Review roundup: Invasion of the ultrasmall desktop PCs

Good things come in small boxes -- including PCs

Look inside a desktop PC and you'll find processors, drives, random access memory, video and audio adapters, and more. Yet mostly these big boxes enclose air.

However, in many home and small offices, there is virtually no room to spare. So why devote so much precious space to bulky air-filled desktop PCs?

The latest generation of small computers can free up lots of space. These tiny computers are a fraction of the size of traditional PCs and can be tucked away on shelving or even placed unobtrusively on top of desks, perhaps as a base for a monitor. In contrast, actually putting an ordinary "desktop" computer on a desktop is unthinkable.

Shrinking electronic gear inevitably leads to trade-offs, and these small computers are no exception. For instance, vendors must find clever ways to vent air heated by processors and drives -- a task made more challenging because of the smaller fans used. Some vendors use one fan, which is quieter and cheaper, and others use two. Vendors also must decide whether to use standard hard and optical drives, which are larger but cheaper, or smaller and pricier laptop components.

Buyers must balance size and expandability. While much of the air in traditional desktops is devoted to expansion slots, there is no such space in small computers.

While older generations of ultrasmall computers, most notably the first Mac Minis, were criticized for being underpowered compared to full desktops, small computers now are often as powerful as their larger cousins -- at least in terms of their processors and hard drives, although they do often have fewer slots for RAM.

Older ultrasmall computers also got dinged for being expensive, but that's not as true now as it was then. Prices vary more widely than they do with standard desktops, but typically you'll pay only a small premium -- if any -- for smaller size.

And they offer other benefits besides their size.

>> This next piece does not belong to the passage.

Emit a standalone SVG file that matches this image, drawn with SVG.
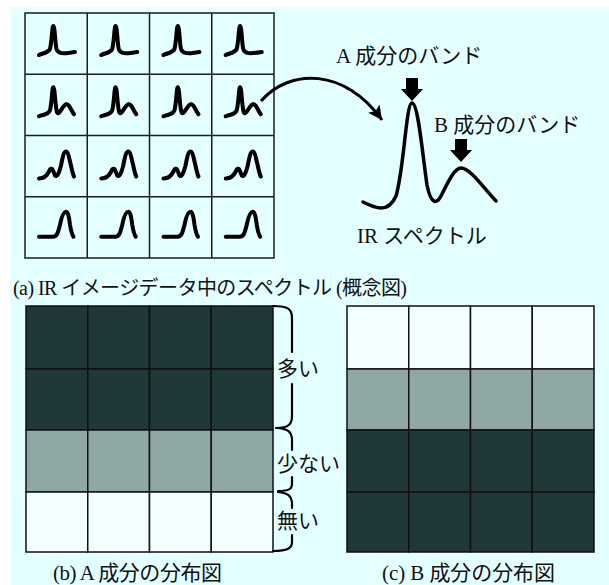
<svg xmlns="http://www.w3.org/2000/svg" xmlns:xlink="http://www.w3.org/1999/xlink" width="609" height="585" viewBox="0 0 609 585">
<style>
.bg{fill:#e4ffff}
.cell{fill:none;stroke:#1c1c1c;stroke-width:1.5}
.dk{fill:#213838;stroke:#111;stroke-width:1.5}
.gy{fill:#8fa8a6;stroke:#111;stroke-width:1.5}
.wh{fill:#f3ffff;stroke:#111;stroke-width:1.5}
.sp{fill:none;stroke:#000;stroke-width:4;stroke-linecap:round;stroke-linejoin:round}
.big{fill:none;stroke:#000;stroke-width:3.5;stroke-linecap:round;stroke-linejoin:round}
.br{fill:none;stroke:#000;stroke-width:2.2;stroke-linecap:round}
.t{font-family:"Liberation Serif","Noto Sans CJK JP",serif;font-size:21px;fill:#111}
.tt{font-size:20px}
</style>
<defs>
<path id="s1" class="sp" d="M14,42 C18,40 23,40 25,36 C27,28 27,13 28.3,13 C30,13 30,30 31.5,36 C33,41 38,41 50,39"/>
<path id="s2" class="sp" d="M14,42 C18,40 23,41 25,36 C27,28 27,13 28.3,13 C30,13 30,32 32,38 C34,42 37,32 41,30 C44,29 46,36 49,40"/>
<path id="s3" class="sp" d="M14,43 C19,43 22,40 24,36 C25,33 27,32 28,35 L30,40 C32,42 34,38 36,30 C38,20 39,16 41,16 C43,16 44,22 46,30 C47,35 48,39 49,41"/>
<path id="s4" class="sp" d="M14,40 L28,40 C32,40 33,36 35,28 C37,18 39,15 41,15 C43,15 44,20 45,28 C46,34 47,38 48.5,40"/>
<polygon id="down" points="-6,-23 6,-23 6,-12 11,-12 0,0 -11,-12 -6,-12" fill="#000"/>
<marker id="ah" markerUnits="userSpaceOnUse" markerWidth="20" markerHeight="20" refX="14" refY="7" orient="auto">
<polygon points="0,0 14,7 0,14 3,7" fill="#000"/>
</marker>
</defs>
<rect x="0" y="0" width="609" height="585" fill="#fff"/>
<rect class="bg" x="10" y="7" width="599" height="578"/>

<g id="ir-image-grid">
<rect class="cell" x="25" y="13" width="249" height="245"/>
<path class="cell" d="M87.25,13V258M149.5,13V258M211.75,13V258M25,74.25H274M25,135.5H274M25,196.75H274"/>
<use href="#s1" x="25" y="13"/><use href="#s1" x="87.25" y="13"/><use href="#s1" x="149.5" y="13"/><use href="#s1" x="211.75" y="13"/>
<use href="#s2" x="25" y="74.25"/><use href="#s2" x="87.25" y="74.25"/><use href="#s2" x="149.5" y="74.25"/><use href="#s2" x="211.75" y="74.25"/>
<use href="#s3" x="25" y="135.5"/><use href="#s3" x="87.25" y="135.5"/><use href="#s3" x="149.5" y="135.5"/><use href="#s3" x="211.75" y="135.5"/>
<use href="#s4" x="25" y="196.75"/><use href="#s4" x="87.25" y="196.75"/><use href="#s4" x="149.5" y="196.75"/><use href="#s4" x="211.75" y="196.75"/>
</g>

<g id="ir-spectrum">
<path class="big" d="M363,202 C375,208 388,214 396,196 C404,170 406,103 412,103 C418,103 422,150 427,185 C431,205 437,206 443,192 C449,180 455,168 461,168 C470,168 482,186 496,201"/>
<text class="t" x="357" y="243">IR スペクトル</text>
</g>

<g id="band-a">
<use href="#down" x="412" y="101"/>
<text class="t" x="336" y="63">A 成分のバンド</text>
</g>

<g id="band-b">
<use href="#down" x="461" y="162"/>
<text class="t" x="434" y="132">B 成分のバンド</text>
</g>

<g id="connectors">
<path d="M261,101 C290,68 345,68 382,120" fill="none" stroke="#000" stroke-width="3" marker-end="url(#ah)"/>
</g>

<g id="caption-a">
<text class="t tt" x="13" y="295" textLength="394">(a) IR イメージデータ中のスペクトル (概念図)</text>
</g>

<g id="map-a">
<rect class="dk" x="26" y="306" width="61.75" height="63"/><rect class="dk" x="87.75" y="306" width="61.75" height="63"/><rect class="dk" x="149.5" y="306" width="61.75" height="63"/><rect class="dk" x="211.25" y="306" width="61.75" height="63"/>
<rect class="dk" x="26" y="369" width="61.75" height="61"/><rect class="dk" x="87.75" y="369" width="61.75" height="61"/><rect class="dk" x="149.5" y="369" width="61.75" height="61"/><rect class="dk" x="211.25" y="369" width="61.75" height="61"/>
<rect class="gy" x="26" y="430" width="61.75" height="62"/><rect class="gy" x="87.75" y="430" width="61.75" height="62"/><rect class="gy" x="149.5" y="430" width="61.75" height="62"/><rect class="gy" x="211.25" y="430" width="61.75" height="62"/>
<rect class="wh" x="26" y="492" width="61.75" height="60"/><rect class="wh" x="87.75" y="492" width="61.75" height="60"/><rect class="wh" x="149.5" y="492" width="61.75" height="60"/><rect class="wh" x="211.25" y="492" width="61.75" height="60"/>
<text class="t" x="53" y="580" textLength="169">(b) A 成分の分布図</text>
</g>

<g id="brace-many">
<path class="br" d="M273,306 C288,306 292,309 292,318 L292,352 M292,384 L292,416 C292,424 289,428 276,428"/>
<text class="t" x="277" y="376">多い</text>
</g>
<g id="brace-few">
<path class="br" d="M278,428 C288,429 292,432 292,440 L292,450 M292,477 L292,484 C292,489 289,491 278,491"/>
<text class="t" x="277" y="471">少ない</text>
</g>
<g id="brace-none">
<path class="br" d="M278,492 C288,493 292,496 292,504 L292,508 M292,535 L292,542 C292,548 288,551 273,551"/>
<text class="t" x="277" y="528">無い</text>
</g>

<g id="map-b">
<rect class="wh" x="347" y="306" width="61.75" height="63"/><rect class="wh" x="408.75" y="306" width="61.75" height="63"/><rect class="wh" x="470.5" y="306" width="61.75" height="63"/><rect class="wh" x="532.25" y="306" width="61.75" height="63"/>
<rect class="gy" x="347" y="369" width="61.75" height="61"/><rect class="gy" x="408.75" y="369" width="61.75" height="61"/><rect class="gy" x="470.5" y="369" width="61.75" height="61"/><rect class="gy" x="532.25" y="369" width="61.75" height="61"/>
<rect class="dk" x="347" y="430" width="61.75" height="62"/><rect class="dk" x="408.75" y="430" width="61.75" height="62"/><rect class="dk" x="470.5" y="430" width="61.75" height="62"/><rect class="dk" x="532.25" y="430" width="61.75" height="62"/>
<rect class="dk" x="347" y="492" width="61.75" height="60"/><rect class="dk" x="408.75" y="492" width="61.75" height="60"/><rect class="dk" x="470.5" y="492" width="61.75" height="60"/><rect class="dk" x="532.25" y="492" width="61.75" height="60"/>
<text class="t" x="382" y="580" textLength="173">(c) B 成分の分布図</text>
</g>
</svg>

Some small computers are quieter than typical desktop models, which is important in cramped quarters. They're also portable -- which benefits both the IT staffers who must lug computers around and the users who might need all of their desktop computing resources for a meeting in a conference room.

A final benefit is that most vendors make their small computers environmentally friendly. Many are Energy Star-compliant, which bespeaks a frugal use of power. In addition, many small computers are highly rated by the Electronic Product Environmental Assessment Tool (EPEAT), an organization that uses a standards-based approach for grading computers on 51 environmental criteria. Those criteria involve not just energy efficiency but also issues such as the use of environmentally sensitive materials.

To give you an idea of what to look for in ultrasmall computers and their benefits, we examined three units that are appropriate for small and medium-size offices and home offices. Two are recently released Windows Vista devices from Hewlett-Packard Co. and Lenovo Group. The third is Apple Inc.'s Mac Mini, arguably the first, or at least the most successful, ultrasmall computer.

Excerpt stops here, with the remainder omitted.